How to Prepare for Your First Ballet Audition
Choosing performing arts as a career takes a lot of guts, grit and tenacity. It's important to remember that this is a profession, not a job. If dancing, or ballet, in particular, is something that a person truly desires to pursue, they must be willing to test their own limits and put themselves out there, in the firing line, so to speak.
So, what is the best way to prepare for a ballet audition? The following tips and tricks could help a future prima ballerina to make their dream a reality.
Do the Homework
The first and foremost tip is to do the research. It is crucial to conduct preliminary research with regards to the company, the production and the role that is on the cards. This will afford the auditionee more confidence and self-assurance. Understanding what is required in terms of the style and history of the piece can be a great boost when auditioning.
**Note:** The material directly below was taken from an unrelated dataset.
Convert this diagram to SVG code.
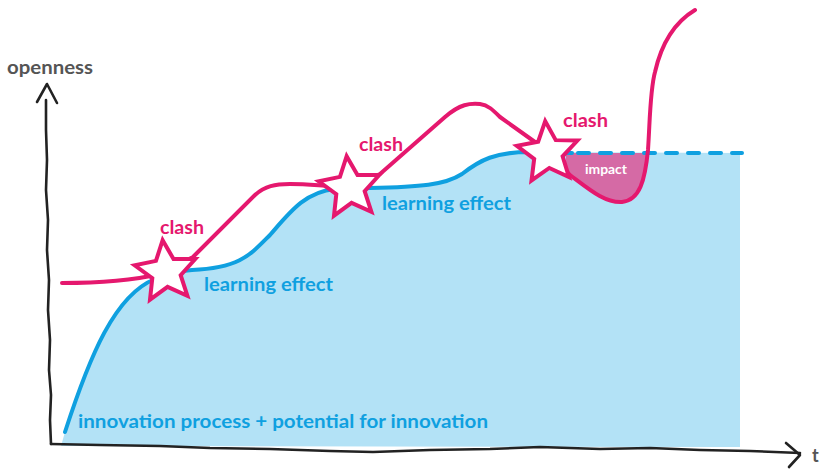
<svg xmlns="http://www.w3.org/2000/svg" width="821" height="470" viewBox="0 0 821 470">
<style>
.pink{fill:none;stroke:#e5186e;stroke-width:4;stroke-linecap:round;stroke-linejoin:round}
.blue{fill:none;stroke:#0fa0e0;stroke-width:4;stroke-linecap:round;stroke-linejoin:round}
.axis{fill:none;stroke:#222;stroke-width:2.6;stroke-linecap:round;stroke-linejoin:round}
.star{fill:#fff;stroke:#e5186e;stroke-width:4;stroke-linejoin:miter}
text{font-family:Lato,"Open Sans","Liberation Sans",sans-serif;font-weight:700}
.tp{fill:#e5186e;font-size:18px}
.tb{fill:#0fa0e0;font-size:19px}
</style>
<defs>
<polygon id="starShape" points="0,-32 8.82,-12.14 30.43,-9.89 14.27,4.64 18.81,25.89 0,15 -18.81,25.89 -14.27,4.64 -30.43,-9.89 -8.82,-12.14"/>
</defs>
<g id="area">
<path d="M61,446 L65,432 C90,355 115,295 155,279 C170,273 180,271 192,270 C240,268 250,255 270,235 C290,212 305,192 335,189 L370,188 C420,187 445,185 462,174 C480,160 495,152 530,152 L740,153 L740,447 Z" fill="#b3e2f6"/>
<path d="M566,153 L566,172 C588,188 605,203 622,202 C640,200 645,180 648,153 Z" fill="#d56aa5"/>
</g>
<g id="connectors">
<path id="axes-y" class="axis" d="M51,444 L50,420 L51,395 L49,370 L50,340 L48,310 L49,280 L47,250 L48,220 L46,190 L47,160 L46,130 L46,100"/>
<path class="axis" d="M37,102 L47,84 L57,103"/>
<path id="axes-x" class="axis" d="M51,444 L100,445 L160,446 L210,448 L270,449 L330,451 L373,452 L430,450 L490,449 L540,447 L600,449 L650,448 L700,450 L750,451 L800,453"/>
<path class="axis" d="M786,443 L800,455 L789,467"/>
<path class="blue" d="M65,432 C90,355 115,295 155,279 C170,273 180,271 192,270 C240,268 250,255 270,235 C290,212 305,192 335,189 L370,188 C420,187 445,185 462,174 C480,160 495,152 530,152 L572,153"/>
<path class="blue" d="M578,153 L742,153" stroke-dasharray="11 11"/>
<path class="pink" d="M62,283 C100,283 130,281 160,274 L193,257 L255,195 C265,186 275,184 290,184 C310,184 320,186 345,187 L380,174 L445,117 C460,104 470,103 480,104 C488,105 493,110 500,117 L535,142 L556,160 L570,175 C590,190 605,203 622,202 C640,200 645,180 648,150 C650,120 650,90 655,72 C660,50 670,25 695,10"/>
</g>
<g id="star1"><use href="#starShape" class="star" transform="translate(166,272) rotate(-6)"/><text class="tp" x="160" y="234" textLength="44" lengthAdjust="spacingAndGlyphs">clash</text></g>
<g id="star2"><use href="#starShape" class="star" transform="translate(350,188) rotate(-6)"/><text class="tp" x="359" y="151" textLength="44" lengthAdjust="spacingAndGlyphs">clash</text></g>
<g id="star3"><use href="#starShape" class="star" transform="translate(548,153) rotate(-5)"/><text class="tp" x="563" y="127" textLength="45" lengthAdjust="spacingAndGlyphs">clash</text></g>
<g id="labels">
<text class="tb" x="204" y="291" textLength="129" lengthAdjust="spacingAndGlyphs">learning effect</text>
<text class="tb" x="382" y="210" textLength="129" lengthAdjust="spacingAndGlyphs">learning effect</text>
<text class="tb" x="78" y="428" textLength="410" lengthAdjust="spacingAndGlyphs">innovation process + potential for innovation</text>
<text x="585" y="174" fill="#fff" font-size="13" textLength="42" lengthAdjust="spacingAndGlyphs">impact</text>
<text x="7" y="74" fill="#555" font-size="18" textLength="86" lengthAdjust="spacingAndGlyphs">openness</text>
<text x="812" y="462" fill="#555" font-size="18">t</text>
</g>
</svg>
Furthermore, if auditioning for a company, do the homework on their particular performance style. Find out whether they prioritize character style over precision and skill or if they are aiming for individuality and distinctiveness. Knowing what attributes they look for in their existing dancers will help audition preparation.
Rehearse as Much as Possible
A clean, performance-ready technique should be the baseline for any approach to an audition, first or fiftieth! Once the research is done, good dancers should rehearse themselves as much as possible in the style and steps of the role they want to go for. They should take extra time out to find a rehearsal venue or studio that can accommodate them and start practicing. It is a good idea to check out Pirate’s Houston dance studios. They offer various studio spaces in close to 50 locations. For example, at their Houston dance studio, dancers can be assured of top-quality equipment including Harlequin sprung flooring, a full-length mirror, and customizable mood lighting.
Audition panels are always on the lookout for dancers who can keep their technique and precision while exhibiting versatility.
First Impressions Last
Making a good impression on entering the audition studio will make the panel sit up and remember your number. Begin dancing as soon as possible, warming up and stretching without any chit chat or sizing up the other candidates. Be professional and focused. At an audition, give it the best shot so the judges/panel can see that the public would believe their money was well spent when they buy tickets to see the performance.
For a ballet audition, hair must be tied back and out of the face, preferably in a neat ballet bun. When it comes to choosing an outfit, remember that this is the chance to shine, so a well-fitting leotard and spotless tights are essential. Check whether the company requests any additional pieces like a tutu skirt to be brought to the audition. Don't forget to pack a few different pairs of dance shoes, depending on the style. If there is any barefoot dancing planned, keep in mind that nail varnish can be distracting.
It’s important to not only look attractive and professional but also to feel comfortable and confident. Accentuate the best qualities but do not hide your body under baggy garments.
Prepare Your Health
Preparing for that first ballet audition is a nerve-racking experience but no matter how anxious you may feel, do not attempt to audition when hungry. The best advice is to have a light meal around an hour before the audition. Choose something nourishing that will fuel the body over a longer period.
This isn't just for the day of the audition. Stick to a healthy eating plan in the weeks prior to the audition and make sure to avoid drinking too much alcohol, eating too much fat, and consuming too much sugar. Always remember to stay hydrated.
Pack a Kit
Be THAT one special performer: pack a kit for emergencies including nail clippers, a spare leotard, toe pads, a pair of scissors, pain medication, strapping, sanitary towels, a needle and thread, and a pair of additional tights and shoes. In this way, you can be relaxed in the knowledge that you are over-prepared and can be the one to help others.
Think Of a Stepping Stone
Remember that every dance group is different in terms of what they are seeking, so even if the outcome is unsuccessful, it doesn't necessarily reflect on the ability to dance and perform. Dust off the negativity and maybe the next audition will lead to more opportunities!
Perhaps the second time you audition for the same company, they may remember you and see the effort that has been put into your art. They may remember that dancer who was well presented, courteous and helpful. Their eyes and ears are everywhere – so be consistent and keep pushing.
Manners Matter Much
Most dancers are so concentrated on leaving the studio once the ballet audition is finished that they neglect to thank the panel individually. This touch will demonstrate good, professional training and will entice the judges to go through your file again.
A passion for dance is evident and if a person enjoys what they are doing, it reflects in their face and their dancing will improve as a result. Try transforming fear into something more empowering and inspiring. Consider the advantages and future joy that an audition can provide, rather than viewing it as a painful requirement. Negative ideas should be redirected and utilized to push through the fear. Whatever happens, whether the outcome is positive or negative, an audition can be an opportunity to not only shine but also to enhance one’s talents.
Ballet auditions are a part of a dancer's life. The first audition may be the scariest but it's a chance to show off your skills and talents to the audition panel and they can be a great method to promote yourself if well prepared. If not, you risk losing your cool and selling yourself short.